In FIG. 9, the cleaner comprises water supply hose 110, jets 120 adapted to maintain the upstream portions of the supply hose under tension, a surfacing member 114, a jet 116 adapted to push the surfacing member 114 and tow the supply hose 110, a lead hose 118 of greater flexibility than the supply hose 110 interconnecting the latter and the surfacing member 114, and a tandem drive jet 122 for the lead hose 118. The surfacing member 114 is provided with an outwardly angled skirt member 124 adapted to slow down the movement of the surfacing member. The drive jet set 122 is adapted to swivel around the axis of the lead hose 118 and is adapted to swing about the horizontal pivot axis 126. Thus the jet tandem swivels on both a vertical axis and a horizontal axis like a universal joint.
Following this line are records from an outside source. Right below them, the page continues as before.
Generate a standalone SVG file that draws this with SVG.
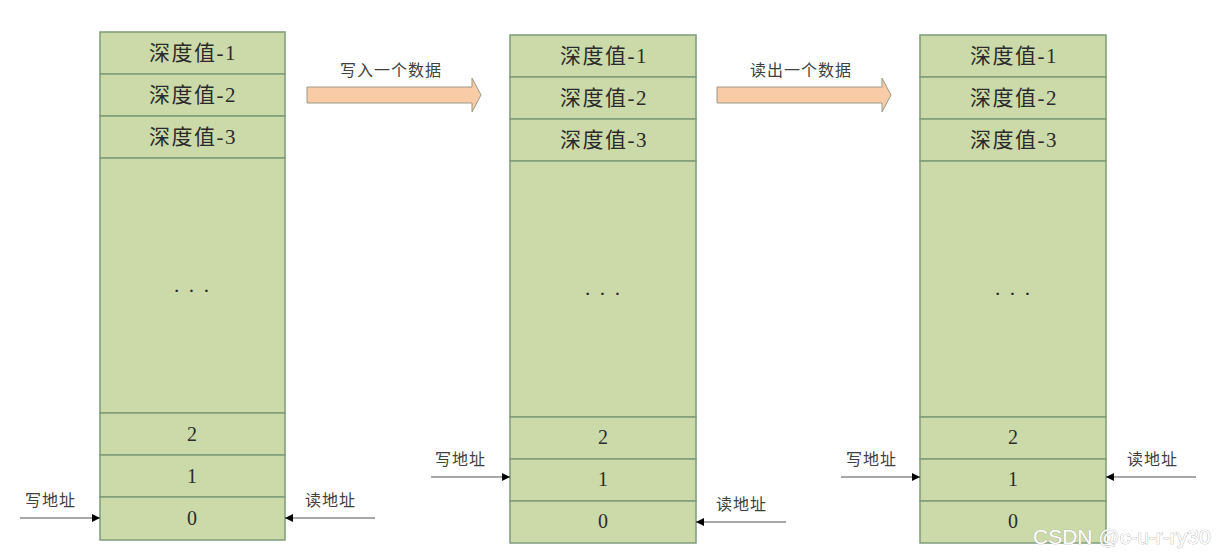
<svg xmlns="http://www.w3.org/2000/svg" width="1224" height="556" viewBox="0 0 1224 556">
<style>
.cell{fill:#CCDAAA;stroke:#7E9C78;stroke-width:1.5}
.ct{font-family:"Liberation Serif","Noto Sans CJK SC",serif;font-size:20px;fill:#2b2b2b;text-anchor:middle}
.hd{font-size:21px;letter-spacing:1.5px}
.dt{font-size:22px;letter-spacing:1px}
.lb{font-family:"Liberation Serif","Noto Sans CJK SC",serif;font-size:16px;fill:#404040;letter-spacing:1px}
.ln{stroke:#505050;stroke-width:1;fill:none}
.blk{fill:#F9CBA6;stroke:#9a9a86;stroke-width:1}
.wm{font-family:"Liberation Sans",Arial,sans-serif;font-size:21px;fill:#ffffff;stroke:#a8a8a8;stroke-width:0.7;paint-order:stroke}
</style>
<defs>
<marker id="ah" viewBox="0 0 10 10" refX="10" refY="5" markerWidth="8" markerHeight="8" markerUnits="userSpaceOnUse" orient="auto">
<path d="M0,0 L10,5 L0,10 Z" fill="#000"/>
</marker>
</defs>

<g id="fifo1">
<rect class="cell" x="100" y="32" width="185" height="42"/>
<rect class="cell" x="100" y="74" width="185" height="42"/>
<rect class="cell" x="100" y="116" width="185" height="42"/>
<rect class="cell" x="100" y="158" width="185" height="255"/>
<rect class="cell" x="100" y="413" width="185" height="42"/>
<rect class="cell" x="100" y="455" width="185" height="42"/>
<rect class="cell" x="100" y="497" width="185" height="43"/>
<text class="ct hd" x="193" y="60">深度值-1</text>
<text class="ct hd" x="193" y="102">深度值-2</text>
<text class="ct hd" x="193" y="144">深度值-3</text>
<text class="ct dt" x="192" y="298">· · ·</text>
<text class="ct" x="192" y="441">2</text>
<text class="ct" x="192" y="483">1</text>
<text class="ct" x="192" y="525">0</text>
</g>

<g id="fifo2">
<rect class="cell" x="510" y="35" width="186" height="42"/>
<rect class="cell" x="510" y="77" width="186" height="42"/>
<rect class="cell" x="510" y="119" width="186" height="42"/>
<rect class="cell" x="510" y="161" width="186" height="256"/>
<rect class="cell" x="510" y="417" width="186" height="42"/>
<rect class="cell" x="510" y="459" width="186" height="42"/>
<rect class="cell" x="510" y="501" width="186" height="42"/>
<text class="ct hd" x="604" y="63">深度值-1</text>
<text class="ct hd" x="604" y="105">深度值-2</text>
<text class="ct hd" x="604" y="147">深度值-3</text>
<text class="ct dt" x="603" y="301">· · ·</text>
<text class="ct" x="603" y="444">2</text>
<text class="ct" x="603" y="486">1</text>
<text class="ct" x="603" y="528">0</text>
</g>

<g id="fifo3">
<rect class="cell" x="920" y="35" width="186" height="42"/>
<rect class="cell" x="920" y="77" width="186" height="42"/>
<rect class="cell" x="920" y="119" width="186" height="42"/>
<rect class="cell" x="920" y="161" width="186" height="256"/>
<rect class="cell" x="920" y="417" width="186" height="42"/>
<rect class="cell" x="920" y="459" width="186" height="42"/>
<rect class="cell" x="920" y="501" width="186" height="42"/>
<text class="ct hd" x="1014" y="63">深度值-1</text>
<text class="ct hd" x="1014" y="105">深度值-2</text>
<text class="ct hd" x="1014" y="147">深度值-3</text>
<text class="ct dt" x="1013" y="301">· · ·</text>
<text class="ct" x="1013" y="444">2</text>
<text class="ct" x="1013" y="486">1</text>
<text class="ct" x="1013" y="528">0</text>
</g>

<g id="step-write">
<path class="blk" d="M307,87 L472,87 L472,78 L481,95 L472,112 L472,103 L307,103 Z"/>
<text class="lb" x="391" y="76" text-anchor="middle">写入一个数据</text>
</g>
<g id="step-read">
<path class="blk" d="M717,87 L882,87 L882,78 L891,95 L882,112 L882,103 L717,103 Z"/>
<text class="lb" x="801" y="76" text-anchor="middle">读出一个数据</text>
</g>

<g id="connectors">
<line class="ln" x1="20" y1="518" x2="100" y2="518" marker-end="url(#ah)"/>
<line class="ln" x1="375" y1="518" x2="285" y2="518" marker-end="url(#ah)"/>
<line class="ln" x1="431" y1="477" x2="510" y2="477" marker-end="url(#ah)"/>
<line class="ln" x1="786" y1="522" x2="696" y2="522" marker-end="url(#ah)"/>
<line class="ln" x1="841" y1="477" x2="920" y2="477" marker-end="url(#ah)"/>
<line class="ln" x1="1196" y1="477" x2="1106" y2="477" marker-end="url(#ah)"/>
</g>

<g id="labels">
<text class="lb" x="25" y="506">写地址</text>
<text class="lb" x="305" y="506">读地址</text>
<text class="lb" x="435" y="465">写地址</text>
<text class="lb" x="716" y="510">读地址</text>
<text class="lb" x="846" y="465">写地址</text>
<text class="lb" x="1127" y="465">读地址</text>
</g>

<text class="wm" x="1033" y="544">CSDN @c-u-r-ry30</text>
</svg>
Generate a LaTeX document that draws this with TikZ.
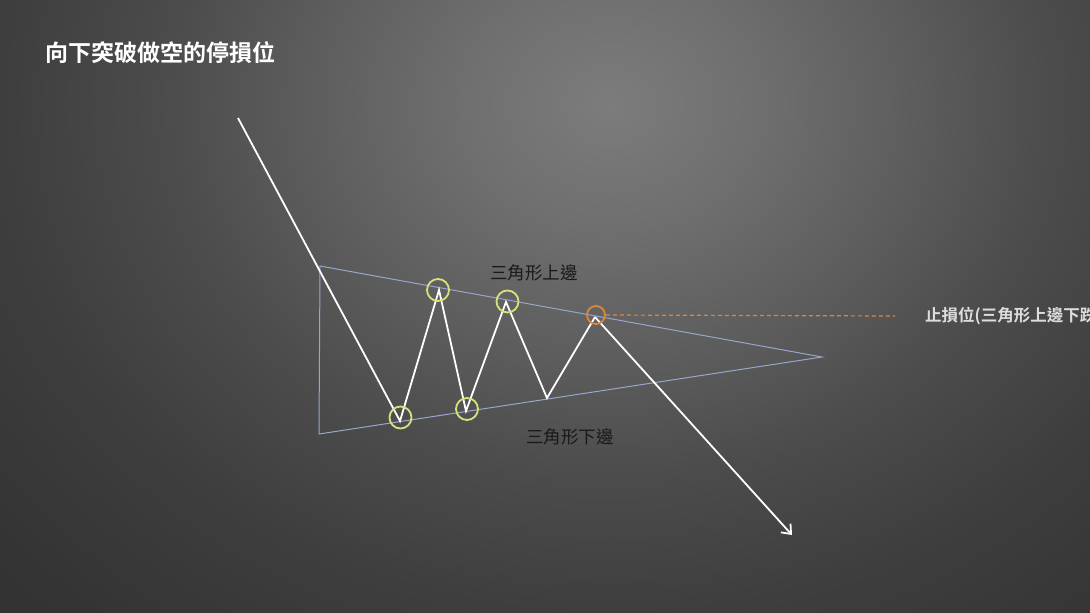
\documentclass[tikz,border=0pt]{standalone}
\usepackage{fontspec}
\newfontfamily\cjk{Noto Sans CJK TC}
\newfontfamily\cjkb{Noto Sans CJK TC Bold}
\usetikzlibrary{arrows.meta}
\definecolor{bg0}{HTML}{7C7C7C}
\definecolor{bg1}{HTML}{6F6F6F}
\definecolor{bg2}{HTML}{5E5E5E}
\definecolor{bg3}{HTML}{4C4C4C}
\definecolor{bg4}{HTML}{3E3E3E}
\definecolor{bg5}{HTML}{343434}
\definecolor{bg6}{HTML}{2E2E2E}
\definecolor{triline}{HTML}{98A6CC}
\definecolor{ring}{HTML}{D8E27A}
\definecolor{orangeline}{HTML}{D9893E}
\definecolor{labelgray}{HTML}{DDDDDD}
\pgfdeclareradialshading{bgshade}{\pgfpoint{0bp}{0bp}}{color(0bp)=(bg0); color(3.5bp)=(bg1); color(7bp)=(bg2); color(10.5bp)=(bg3); color(14.5bp)=(bg4); color(19bp)=(bg5); color(25bp)=(bg6); color(50bp)=(bg6)}
\tikzset{
  tri/.style={draw=triline, line width=1pt},
  zig/.style={draw=white, line width=1.8pt, line join=miter},
  hl/.style={draw=ring, line width=1.8pt, circle, minimum size=22pt, inner sep=0pt},
  hlo/.style={draw=orangeline, line width=1.8pt, circle, minimum size=18pt, inner sep=0pt},
  lbl/.style={font=\cjk\fontsize{17.5}{20}\selectfont, text=black!90, inner sep=0pt},
}
\begin{document}
\begin{tikzpicture}[x=1pt,y=-1pt]
\useasboundingbox (0,0) rectangle (1090,613);
\begin{scope}
\clip (0,0) rectangle (1090,613);
\fill[bg6] (0,0) rectangle (1090,613);
\shade[shading=bgshade] (610,105) ellipse [x radius=1050, y radius=880];
% triangle
\coordinate (TL) at (320,266);
\coordinate (BL) at (319,434);
\coordinate (AP) at (822,357);
\draw[tri] (TL) -- (AP) -- (BL) -- cycle;
% zigzag
\coordinate (S) at (238,118);
\coordinate (V1) at (400,421);
\coordinate (P1) at (439,290);
\coordinate (V2) at (466,411);
\coordinate (P2) at (506,302);
\coordinate (V3) at (547,398);
\coordinate (P3) at (595,317);
\coordinate (E) at (792,535);
\draw[zig] (S) -- (V1) -- (P1) -- (V2) -- (P2) -- (V3) -- (P3);
\draw[zig, -{Straight Barb[length=8pt,width=13pt,line width=1.8pt]}] (P3) -- (E);
% highlight circles
\node[hl] (c1) at (400.5,417.5) {};
\node[hl] (c2) at (438,290) {};
\node[hl] (c3) at (467,409) {};
\node[hl] (c4) at (507.5,301.5) {};
\node[hlo] (c5) at (596,315) {};
% stop loss line
\coordinate (DL) at (895,316);
\draw[orangeline, line width=1.2pt, dash pattern=on 4pt off 3pt] (c5.east) -- (DL);
% labels
\node[lbl] (up) at (534,273) {三角形上邊};
\node[lbl] (dn) at (570,437) {三角形下邊};
\node[font=\cjkb\fontsize{16.5}{19}\selectfont, text=labelgray, anchor=west, inner sep=0pt] (sl) at (925,316) {止損位(三角形上邊下跌};
\node[font=\cjkb\fontsize{23}{27}\selectfont, text=white, anchor=west, inner sep=0pt] (title) at (45,53) {向下突破做空的停損位};
\end{scope}
\end{tikzpicture}
\end{document}
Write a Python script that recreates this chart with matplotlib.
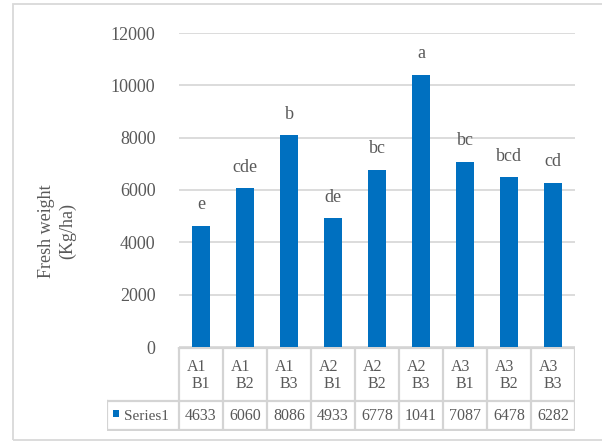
import matplotlib
matplotlib.use("Agg")
import matplotlib.pyplot as plt
from matplotlib.patches import Rectangle
from matplotlib.lines import Line2D

# ---- data ----
cat_a = ["A1", "A1", "A1", "A2", "A2", "A2", "A3", "A3", "A3"]
cat_b = ["B1", "B2", "B3", "B1", "B2", "B3", "B1", "B2", "B3"]
values = [4633, 6060, 8086, 4933, 6778, 10410, 7087, 6478, 6282]
letters = ["e", "cde", "b", "de", "bc", "a", "bc", "bcd", "cd"]
series_name = "Series1"
yticks = [0, 2000, 4000, 6000, 8000, 10000, 12000]

BAR = "#0070C0"
TXT = "#595959"
GRID = "#d9d9d9"
TBL = "#d4d4d4"
FONT = "Liberation Serif"

W, H = 602, 444
fig = plt.figure(figsize=(W / 100, H / 100), dpi=100)
plt.rcParams["font.family"] = [FONT, "DejaVu Serif"]


def px(x0, y0, x1, y1):
    return [x0 / W, 1 - y1 / H, (x1 - x0) / W, (y1 - y0) / H]


# chart border
fig.patches.append(Rectangle((13 / W, 1 - 440 / H), (640 - 13) / W, (440 - 4) / H,
                             transform=fig.transFigure, fill=False,
                             edgecolor=GRID, lw=1.3))

ax = fig.add_axes(px(179, 33, 575, 347))
n = len(values)
x = list(range(n))
ax.bar(x, values, width=0.41, color=BAR, zorder=3)
ax.set_xlim(-0.5, n - 0.5)
ax.set_ylim(0, 12000)
ax.set_yticks(yticks)
ax.set_yticklabels([str(t) for t in yticks], fontsize=13, color=TXT)
ax.tick_params(axis="y", length=0, pad=17)
ax.set_xticks([])
for s in ax.spines.values():
    s.set_visible(False)
ax.yaxis.grid(True, color=GRID, lw=1.3, zorder=0)
ax.set_axisbelow(True)
ax.patch.set_alpha(0)

for xi, v, lab in zip(x, values, letters):
    ax.annotate(lab, (xi, v), xytext=(0, 15), textcoords="offset points",
                ha="center", va="center", fontsize=13, color=TXT)

# y label
fig.text(57 / W, 1 - 231 / H, "Fresh weight\n(Kg/ha)", rotation=90,
         ha="center", va="center", fontsize=13, color=TXT,
         multialignment="center", linespacing=1.25)

# ---- data table ----
tax = fig.add_axes(px(107, 347, 575, 431))
left = -0.5 - (179 - 107) / 44.0
tax.set_xlim(left, n - 0.5)
tax.set_ylim(431, 347)
tax.axis("off")
tax.patch.set_alpha(0)
lw = 1.6
# horizontal lines
tax.add_line(Line2D([-0.5, n - 0.5], [348, 348], color=TBL, lw=lw))
tax.add_line(Line2D([left, n - 0.5], [401, 401], color=TBL, lw=lw))
tax.add_line(Line2D([left, n - 0.5], [430, 430], color=TBL, lw=lw))
# vertical lines
for i in range(n + 1):
    tax.add_line(Line2D([i - 0.5, i - 0.5], [348, 430], color=TBL, lw=lw))
tax.add_line(Line2D([left, left], [401, 430], color=TBL, lw=lw))

for xi, a, b, v in zip(x, cat_a, cat_b, values):
    tax.annotate(a, (xi, 367), xytext=(-3, 0), textcoords="offset points",
                 ha="center", va="center", fontsize=11.5, color=TXT)
    tax.annotate(b, (xi, 384), ha="center", va="center", fontsize=11.5, color=TXT)
    tax.text(xi, 416, str(v)[:4], ha="center", va="center", fontsize=11.5, color=TXT)

# legend key + series name
tax.add_patch(Rectangle((left + 6 / 44, 410), 6 / 44, 7, color=BAR, lw=0))
tax.text(left + 17 / 44, 416, series_name, ha="left", va="center",
         fontsize=11, color=TXT)

fig.savefig("out.png", dpi=100)
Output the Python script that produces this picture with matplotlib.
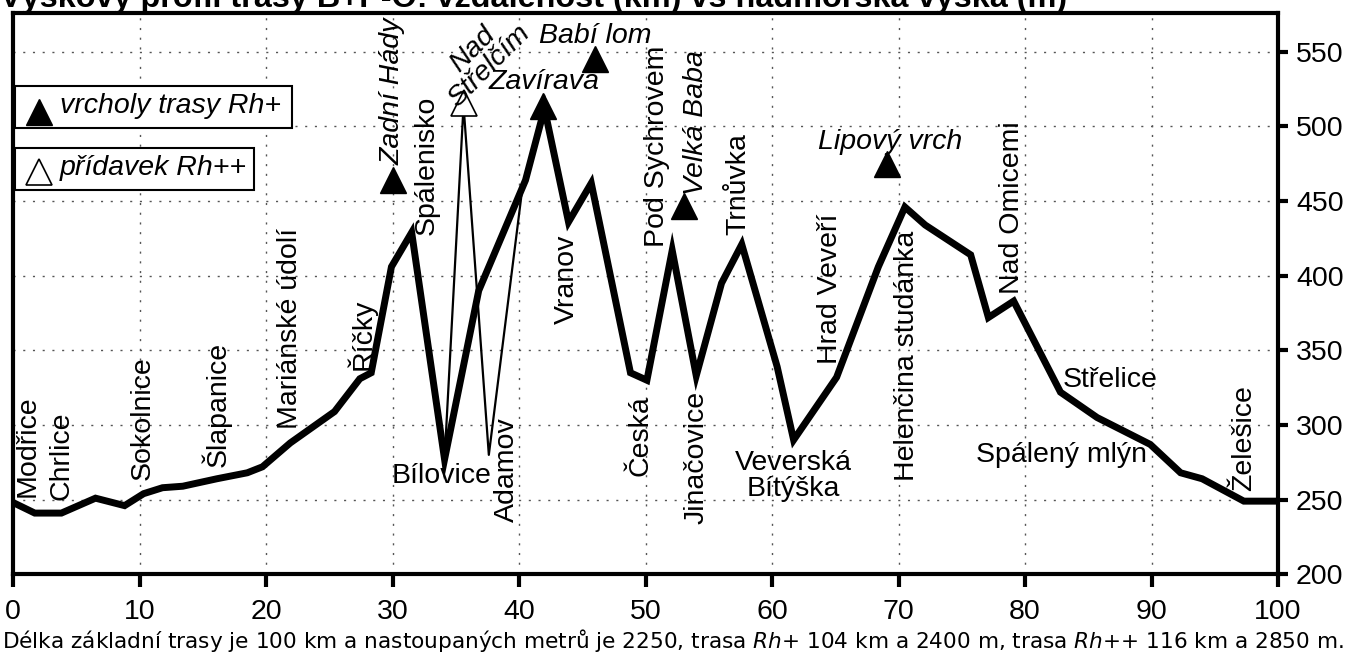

The same effect could be achieved by replacing this universal-like joint arrangement with a short length of very flexible hose, i.e., so that the jet tandem 122 could assume almost any position beneath the surfacing member 114. The jet tandem 122 is provided with a blade 128 which is attached to it to prevent excessive spinning of the hose about the surfacing member 114. The blade 128 may of course be attached to the swivel hub to which the jet tandem 122 is attached.

The cleaner of FIG. 9 travels very desirably and slowly and is adapted not to get stuck or immobilized by pool steps, etc. As long as the transporter jet 116 is strong enough, the surfacing member moves to one side or another even when the transporter jet is hanging straight down, as is approximately the case in FIG. 9. As the surfacing member 114 approaches the pool steps, the jet is dragged into a horizontal plane whereby greater power is available to get the unit off of the steps.

The lead hose may be provided with a rotor blade which is swivel-mounted and adapted to rotate about the axis of the lead hose whereby the lead end of the cleaner is inhibited against a tendency to run in circles. The operational function of such a rotor blade would be to rotate the lead hose into a new arc position.